This French SIRET validator checks a 14-digit SIRET (or a 9-digit SIREN
alone) against the Luhn checksum INSEE uses, including the documented La Poste exception.
Paste a number and get an instant pass/fail — nothing leaves your browser.
How to use it
Paste either a 14-digit SIRET or a 9-digit SIREN, with or without spaces, and click
"Validate". The tool detects which one you entered by length and applies the matching Luhn
check automatically.
How the Luhn checksum works
Starting from the rightmost digit, every second digit is doubled; if doubling produces a
two-digit result, 9 is subtracted (equivalent to summing its digits). All digits — doubled
and untouched — are then summed, and the number is valid only if that total is an exact
multiple of 10. It's the same algorithm used to validate credit card numbers.
The La Poste exception
Every SIRET beginning with SIREN 356000000 (La Poste) is a documented
exception to the standard rule: instead of the Luhn check, the sum of all 14 digits must be
a multiple of 5. This tool detects that SIREN prefix and switches checks automatically.

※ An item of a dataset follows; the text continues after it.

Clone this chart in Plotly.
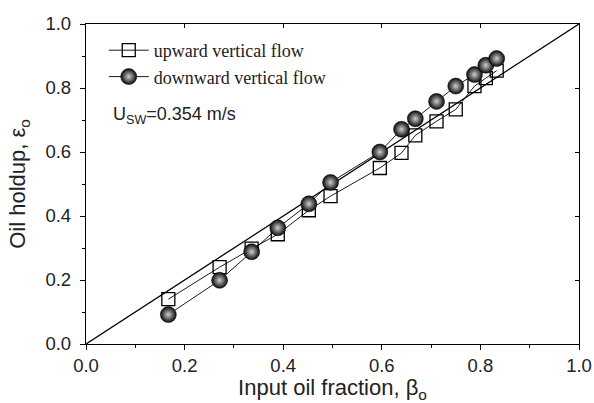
import plotly.graph_objects as go

beta_up = [0.167, 0.271, 0.336, 0.389, 0.452, 0.496, 0.596, 0.640, 0.668, 0.711, 0.750, 0.788, 0.811, 0.833]
eps_up = [0.140, 0.240, 0.298, 0.343, 0.418, 0.462, 0.550, 0.597, 0.652, 0.696, 0.733, 0.806, 0.831, 0.854]
beta_down = [0.167, 0.271, 0.336, 0.389, 0.452, 0.496, 0.596, 0.640, 0.668, 0.711, 0.750, 0.788, 0.811, 0.833]
eps_down = [0.092, 0.199, 0.288, 0.363, 0.438, 0.505, 0.600, 0.671, 0.704, 0.758, 0.806, 0.842, 0.871, 0.892]
diag = [0.0, 1.0]

fig = go.Figure()
fig.add_trace(go.Scatter(x=diag, y=diag, mode="lines", line=dict(color="black", width=1.3),
                         showlegend=False, hoverinfo="skip"))
fig.add_trace(go.Scatter(x=beta_up, y=eps_up, mode="lines+markers", name="upward vertical flow",
                         line=dict(color="black", width=0.9),
                         marker=dict(symbol="square-open", size=13, color="black", line=dict(width=1.3))))
fig.add_trace(go.Scatter(x=beta_down, y=eps_down, mode="lines+markers", name="downward vertical flow",
                         line=dict(color="black", width=0.9),
                         marker=dict(symbol="circle", size=16, color="#0a0a0a",
                                     gradient=dict(type="radial", color="#cfcfcf"),
                                     line=dict(width=0.5, color="black"))))

tickfont = dict(family="Liberation Sans, Arial", size=18.5, color="#222")
titlefont = dict(family="Liberation Sans, Arial", size=22, color="#222")
axis_common = dict(range=[0, 1], dtick=0.2, tickformat=".1f", showgrid=False, zeroline=False,
                   showline=True, linecolor="black", linewidth=1.3, ticks="outside", ticklen=5,
                   tickwidth=1, tickcolor="black", automargin=False,
                   minor=dict(dtick=0.1, ticks="outside", ticklen=3, tickcolor="black"),
                   tickfont=tickfont)

fig.update_layout(
    width=594, height=403,
    margin=dict(l=86, r=15, t=24, b=59),
    plot_bgcolor="white", paper_bgcolor="white",
    xaxis=dict(**axis_common, ticklabelstandoff=0,
               title=dict(text="Input oil fraction, β<sub>o</sub>", standoff=5, font=titlefont)),
    yaxis=dict(**axis_common, ticklabelstandoff=5,
               title=dict(text="Oil holdup, ε<sub>o</sub>", standoff=13, font=titlefont)),
    xaxis2=dict(range=[0, 1], overlaying="x", side="top", showline=True, linecolor="black", linewidth=1.3,
                ticks="inside", ticklen=4, dtick=0.2, showticklabels=False, showgrid=False, zeroline=False,
                tickcolor="black", automargin=False),
    yaxis2=dict(range=[0, 1], overlaying="y", side="right", showline=True, linecolor="black", linewidth=1.3,
                ticks="inside", ticklen=4, dtick=0.2, showticklabels=False, showgrid=False, zeroline=False,
                tickcolor="black", automargin=False),
    legend=dict(x=0.036, y=0.975, xanchor="left", yanchor="top", bgcolor="rgba(0,0,0,0)",
                font=dict(family="Liberation Serif, Times New Roman", size=18, color="#222"),
                tracegroupgap=0, itemwidth=40),
    showlegend=True,
)
fig.add_trace(go.Scatter(x=[None], y=[None], xaxis="x2", yaxis="y2", showlegend=False, hoverinfo="skip"))

fig.add_annotation(x=0.05, y=0.715, xref="x", yref="y", xanchor="left", yanchor="middle", showarrow=False,
                   text="U<sub>SW</sub>=0.354 m/s",
                   font=dict(family="Liberation Sans, Arial", size=18, color="#222"))

fig.write_html("out.html", config={"displayModeBar": False},
               post_script="document.body.style.margin='0';document.body.style.overflow='hidden';")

Frequently asked questions
What is a SIRET vs a SIREN?
A SIREN is the 9-digit number INSEE assigns to a business entity as a whole. A SIRET is 14 digits: the 9-digit SIREN plus a 5-digit NIC (Numéro Interne de Classement) identifying one specific physical establishment of that business. A company with multiple locations has one SIREN and several SIRETs.
What checksum does SIRET use?
The Luhn algorithm (the same mod-10 checksum used for credit card numbers): every second digit from the right is doubled, doubled values over 9 have 9 subtracted, and all digits are summed. A valid SIRET (or SIREN alone) produces a sum that is a multiple of 10.

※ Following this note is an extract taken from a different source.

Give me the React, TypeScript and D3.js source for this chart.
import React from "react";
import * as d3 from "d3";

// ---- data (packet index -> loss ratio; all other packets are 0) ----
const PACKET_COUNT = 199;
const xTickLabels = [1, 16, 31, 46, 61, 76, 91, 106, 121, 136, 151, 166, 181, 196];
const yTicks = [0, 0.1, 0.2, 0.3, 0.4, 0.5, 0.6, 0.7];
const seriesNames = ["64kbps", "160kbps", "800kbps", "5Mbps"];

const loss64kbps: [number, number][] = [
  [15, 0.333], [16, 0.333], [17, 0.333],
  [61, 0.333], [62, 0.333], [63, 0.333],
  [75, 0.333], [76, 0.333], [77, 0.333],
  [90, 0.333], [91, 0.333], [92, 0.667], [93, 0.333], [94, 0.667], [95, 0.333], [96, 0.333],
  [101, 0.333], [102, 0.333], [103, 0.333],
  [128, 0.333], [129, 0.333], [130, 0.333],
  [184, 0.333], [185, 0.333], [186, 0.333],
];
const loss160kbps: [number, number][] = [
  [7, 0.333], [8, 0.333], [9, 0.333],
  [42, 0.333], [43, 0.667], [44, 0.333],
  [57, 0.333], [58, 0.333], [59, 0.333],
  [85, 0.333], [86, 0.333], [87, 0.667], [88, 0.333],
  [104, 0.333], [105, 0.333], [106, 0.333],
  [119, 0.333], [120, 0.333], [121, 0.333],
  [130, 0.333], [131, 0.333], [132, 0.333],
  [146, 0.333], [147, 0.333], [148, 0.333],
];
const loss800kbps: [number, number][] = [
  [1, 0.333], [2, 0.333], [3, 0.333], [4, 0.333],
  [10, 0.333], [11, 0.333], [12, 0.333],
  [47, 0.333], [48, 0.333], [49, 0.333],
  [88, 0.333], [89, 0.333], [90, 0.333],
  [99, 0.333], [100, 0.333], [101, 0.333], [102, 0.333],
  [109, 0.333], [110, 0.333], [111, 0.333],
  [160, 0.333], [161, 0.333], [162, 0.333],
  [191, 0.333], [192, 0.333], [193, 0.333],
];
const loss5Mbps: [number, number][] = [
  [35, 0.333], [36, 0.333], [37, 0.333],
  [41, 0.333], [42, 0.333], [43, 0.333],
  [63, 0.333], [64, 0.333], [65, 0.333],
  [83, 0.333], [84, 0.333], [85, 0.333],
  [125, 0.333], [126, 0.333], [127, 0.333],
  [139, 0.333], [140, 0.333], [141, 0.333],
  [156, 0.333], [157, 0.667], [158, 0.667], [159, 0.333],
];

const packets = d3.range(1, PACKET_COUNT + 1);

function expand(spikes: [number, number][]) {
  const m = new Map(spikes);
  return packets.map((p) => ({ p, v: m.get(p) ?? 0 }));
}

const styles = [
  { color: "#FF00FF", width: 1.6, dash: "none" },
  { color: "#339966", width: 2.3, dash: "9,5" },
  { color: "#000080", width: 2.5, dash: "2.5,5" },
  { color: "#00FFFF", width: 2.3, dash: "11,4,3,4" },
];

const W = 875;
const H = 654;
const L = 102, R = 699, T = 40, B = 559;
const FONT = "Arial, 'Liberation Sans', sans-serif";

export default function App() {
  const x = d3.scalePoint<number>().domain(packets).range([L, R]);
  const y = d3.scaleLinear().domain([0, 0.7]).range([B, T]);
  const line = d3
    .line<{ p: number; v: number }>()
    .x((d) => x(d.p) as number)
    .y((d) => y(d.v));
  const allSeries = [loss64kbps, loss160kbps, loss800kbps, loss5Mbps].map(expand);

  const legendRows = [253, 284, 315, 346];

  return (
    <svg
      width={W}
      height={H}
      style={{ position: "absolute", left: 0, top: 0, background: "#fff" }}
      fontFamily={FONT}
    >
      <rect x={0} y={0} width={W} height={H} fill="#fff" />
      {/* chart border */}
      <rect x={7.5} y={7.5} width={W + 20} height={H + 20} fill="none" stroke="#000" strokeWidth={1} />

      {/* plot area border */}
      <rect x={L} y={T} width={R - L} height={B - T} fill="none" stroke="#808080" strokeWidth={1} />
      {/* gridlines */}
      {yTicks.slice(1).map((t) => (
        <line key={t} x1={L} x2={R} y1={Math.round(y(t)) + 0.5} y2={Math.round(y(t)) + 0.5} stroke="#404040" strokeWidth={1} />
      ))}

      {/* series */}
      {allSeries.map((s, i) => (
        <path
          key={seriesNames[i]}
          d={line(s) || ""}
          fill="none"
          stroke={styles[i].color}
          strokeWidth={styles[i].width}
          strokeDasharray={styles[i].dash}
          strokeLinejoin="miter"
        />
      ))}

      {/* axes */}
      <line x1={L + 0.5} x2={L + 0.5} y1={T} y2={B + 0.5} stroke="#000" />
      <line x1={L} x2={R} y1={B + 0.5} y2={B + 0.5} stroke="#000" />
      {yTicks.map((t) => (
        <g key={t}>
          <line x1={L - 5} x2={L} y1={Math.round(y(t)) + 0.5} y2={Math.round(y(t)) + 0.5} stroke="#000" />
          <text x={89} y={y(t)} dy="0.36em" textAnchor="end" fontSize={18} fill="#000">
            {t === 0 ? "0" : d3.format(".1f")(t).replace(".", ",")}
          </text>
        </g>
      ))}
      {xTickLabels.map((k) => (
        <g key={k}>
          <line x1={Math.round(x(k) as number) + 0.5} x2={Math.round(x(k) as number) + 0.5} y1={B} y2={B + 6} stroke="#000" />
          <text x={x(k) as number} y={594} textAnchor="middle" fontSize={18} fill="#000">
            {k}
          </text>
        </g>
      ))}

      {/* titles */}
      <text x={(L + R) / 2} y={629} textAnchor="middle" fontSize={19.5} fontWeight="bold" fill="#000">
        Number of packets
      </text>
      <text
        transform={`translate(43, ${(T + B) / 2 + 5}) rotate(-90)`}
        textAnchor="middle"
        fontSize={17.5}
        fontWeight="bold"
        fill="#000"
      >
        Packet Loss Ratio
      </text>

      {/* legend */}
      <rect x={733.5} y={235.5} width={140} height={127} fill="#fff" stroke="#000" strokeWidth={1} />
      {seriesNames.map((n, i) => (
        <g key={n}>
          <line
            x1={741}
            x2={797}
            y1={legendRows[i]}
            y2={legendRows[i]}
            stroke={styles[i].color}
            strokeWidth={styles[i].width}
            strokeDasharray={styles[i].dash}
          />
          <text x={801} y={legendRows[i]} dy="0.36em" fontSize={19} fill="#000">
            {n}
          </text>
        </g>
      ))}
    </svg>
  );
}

Why does this tool mention La Poste specifically?
La Poste (SIREN 356000000) is a documented, official exception: its SIRET numbers do not follow the standard Luhn check. Instead, the sum of all 14 digits must be a multiple of 5. A generic Luhn-only validator would incorrectly flag every real La Poste SIRET as invalid.
Can I validate just a SIREN (9 digits) here?
Yes — paste a 9-digit number and the tool applies the same Luhn check used for standalone SIREN validation, without requiring the 5-digit establishment suffix.
Is my SIRET or SIREN sent anywhere?
No. The Luhn check runs entirely in your browser via JavaScript — nothing is transmitted, logged, or stored.